> Data provided:
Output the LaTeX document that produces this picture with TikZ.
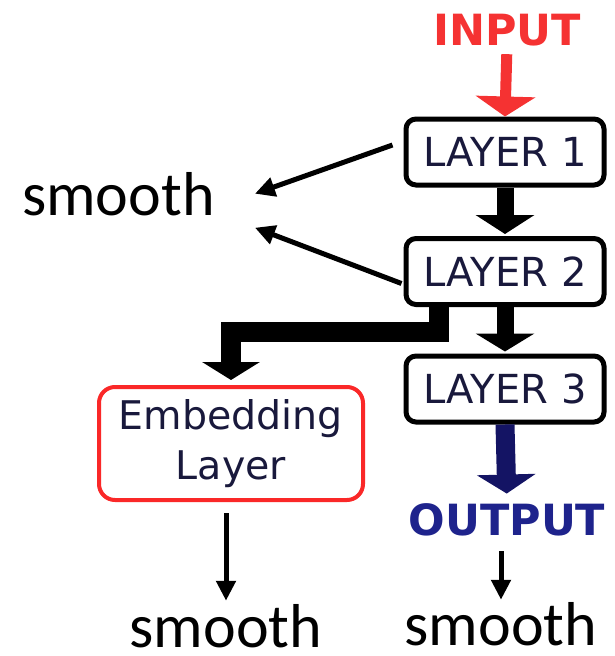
\documentclass[tikz,border=0pt]{standalone}
\usepackage{fontspec}
\setmainfont{DejaVu Sans}
\newfontfamily\calfont{Carlito}
\usetikzlibrary{arrows.meta}
\definecolor{inred}{RGB}{245,50,50}
\definecolor{embred}{RGB}{250,40,40}
\definecolor{navyarrow}{RGB}{20,20,100}
\definecolor{outblue}{RGB}{30,35,140}
\definecolor{boxtext}{RGB}{25,25,60}
\begin{document}
\begin{tikzpicture}[x=1pt,y=-1pt,
  layerbox/.style={draw=black, line width=5pt, rounded corners=10pt,
    minimum width=198pt, minimum height=66pt, inner sep=0pt,
    text=boxtext, font=\fontsize{40}{47}\selectfont},
  embbox/.style={draw=embred, line width=4pt, rounded corners=16pt,
    minimum width=264pt, minimum height=113pt, inner sep=0pt,
    align=center, text=boxtext, font=\fontsize{39.5}{50}\selectfont},
  bigword/.style={inner sep=0pt, font=\bfseries\fontsize{43}{50}\selectfont},
  smoothtxt/.style={inner sep=0pt, font=\calfont\fontsize{62}{70}\selectfont},
  thinarrow/.style={line width=5pt, -{Triangle[width=19pt,length=20pt]}},
  fatarrow/.style={line width=#1, line cap=butt, line join=miter}
]
\useasboundingbox (0,0) rectangle (614,656);

% texts
\node[bigword, text=inred] (IN) at (507,30) {INPUT};
\node[bigword, text=outblue] (OUT) at (507,520) {OUTPUT};

% boxes
\node[layerbox] (L1) at (505,152) {LAYER 1};
\node[layerbox] (L2) at (505,271.5) {LAYER 2};
\node[layerbox] (L3) at (505,389) {LAYER 3};
\node[embbox] (E) at (231,443.5) {Embedding\\Layer};

% smooth labels
\node[smoothtxt, anchor=base west] (S1) at (22,215) {smooth};
\node[smoothtxt, anchor=base] (S2) at (226,647) {smooth};
\node[smoothtxt, anchor=base] (S3) at (501,645) {smooth};

% fat arrows
\draw[fatarrow=11pt, inred, -{Triangle[width=59pt,length=20pt]},
      shorten <=8pt] (IN.south) -- (L1.north);
\draw[fatarrow=17pt, black, -{Triangle[width=58pt,length=19pt]},
      shorten >=2pt] (L1.south) -- (L2.north);
\draw[fatarrow=17pt, black, -{Triangle[width=58pt,length=18pt]},
      shorten >=2pt] (L2.south) -- (L3.north);
\coordinate (e1) at (439,332);
\draw[fatarrow=20pt, black, -{Triangle[width=57pt,length=18pt]},
      shorten >=5pt] (L2.south -| e1) -- (e1) -| (E.north);
\draw[fatarrow=19pt, navyarrow, -{Triangle[width=58pt,length=19pt]},
      shorten >=10pt] (L3.south) -- (OUT.north);

% thin arrows
\draw[thinarrow] ([xshift=-11pt,yshift=7pt]L1.west) -- ([xshift=40pt]S1.east);
\draw[thinarrow] ([xshift=-2pt,yshift=-12pt]L2.west) -- ([xshift=40pt,yshift=-34pt]S1.east);
\draw[thinarrow, shorten <=11pt, shorten >=3pt] (S2.north |- E.south) -- (S2.north);
\draw[thinarrow, shorten <=15pt, shorten >=2pt] (S3.north |- OUT.south) -- (S3.north);
\end{tikzpicture}
\end{document}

> Given request: From the data above, write out everything exactly except the pictures.

> Answer to this task:
Output the LaTeX document that produces this picture with TikZ.
\documentclass[tikz,border=0pt]{standalone}
\usepackage{fontspec}
\setmainfont{DejaVu Sans}
\newfontfamily\calfont{Carlito}
\usetikzlibrary{arrows.meta}
\definecolor{inred}{RGB}{245,50,50}
\definecolor{embred}{RGB}{250,40,40}
\definecolor{navyarrow}{RGB}{20,20,100}
\definecolor{outblue}{RGB}{30,35,140}
\definecolor{boxtext}{RGB}{25,25,60}
\begin{document}
\begin{tikzpicture}[x=1pt,y=-1pt,
  layerbox/.style={draw=black, line width=5pt, rounded corners=10pt,
    minimum width=198pt, minimum height=66pt, inner sep=0pt,
    text=boxtext, font=\fontsize{40}{47}\selectfont},
  embbox/.style={draw=embred, line width=4pt, rounded corners=16pt,
    minimum width=264pt, minimum height=113pt, inner sep=0pt,
    align=center, text=boxtext, font=\fontsize{39.5}{50}\selectfont},
  bigword/.style={inner sep=0pt, font=\bfseries\fontsize{43}{50}\selectfont},
  smoothtxt/.style={inner sep=0pt, font=\calfont\fontsize{62}{70}\selectfont},
  thinarrow/.style={line width=5pt, -{Triangle[width=19pt,length=20pt]}},
  fatarrow/.style={line width=#1, line cap=butt, line join=miter}
]
\useasboundingbox (0,0) rectangle (614,656);

% texts
\node[bigword, text=inred] (IN) at (507,30) {INPUT};
\node[bigword, text=outblue] (OUT) at (507,520) {OUTPUT};

% boxes
\node[layerbox] (L1) at (505,152) {LAYER 1};
\node[layerbox] (L2) at (505,271.5) {LAYER 2};
\node[layerbox] (L3) at (505,389) {LAYER 3};
\node[embbox] (E) at (231,443.5) {Embedding\\Layer};

% smooth labels
\node[smoothtxt, anchor=base west] (S1) at (22,215) {smooth};
\node[smoothtxt, anchor=base] (S2) at (226,647) {smooth};
\node[smoothtxt, anchor=base] (S3) at (501,645) {smooth};

% fat arrows
\draw[fatarrow=11pt, inred, -{Triangle[width=59pt,length=20pt]},
      shorten <=8pt] (IN.south) -- (L1.north);
\draw[fatarrow=17pt, black, -{Triangle[width=58pt,length=19pt]},
      shorten >=2pt] (L1.south) -- (L2.north);
\draw[fatarrow=17pt, black, -{Triangle[width=58pt,length=18pt]},
      shorten >=2pt] (L2.south) -- (L3.north);
\coordinate (e1) at (439,332);
\draw[fatarrow=20pt, black, -{Triangle[width=57pt,length=18pt]},
      shorten >=5pt] (L2.south -| e1) -- (e1) -| (E.north);
\draw[fatarrow=19pt, navyarrow, -{Triangle[width=58pt,length=19pt]},
      shorten >=10pt] (L3.south) -- (OUT.north);

% thin arrows
\draw[thinarrow] ([xshift=-11pt,yshift=7pt]L1.west) -- ([xshift=40pt]S1.east);
\draw[thinarrow] ([xshift=-2pt,yshift=-12pt]L2.west) -- ([xshift=40pt,yshift=-34pt]S1.east);
\draw[thinarrow, shorten <=11pt, shorten >=3pt] (S2.north |- E.south) -- (S2.north);
\draw[thinarrow, shorten <=15pt, shorten >=2pt] (S3.north |- OUT.south) -- (S3.north);
\end{tikzpicture}
\end{document}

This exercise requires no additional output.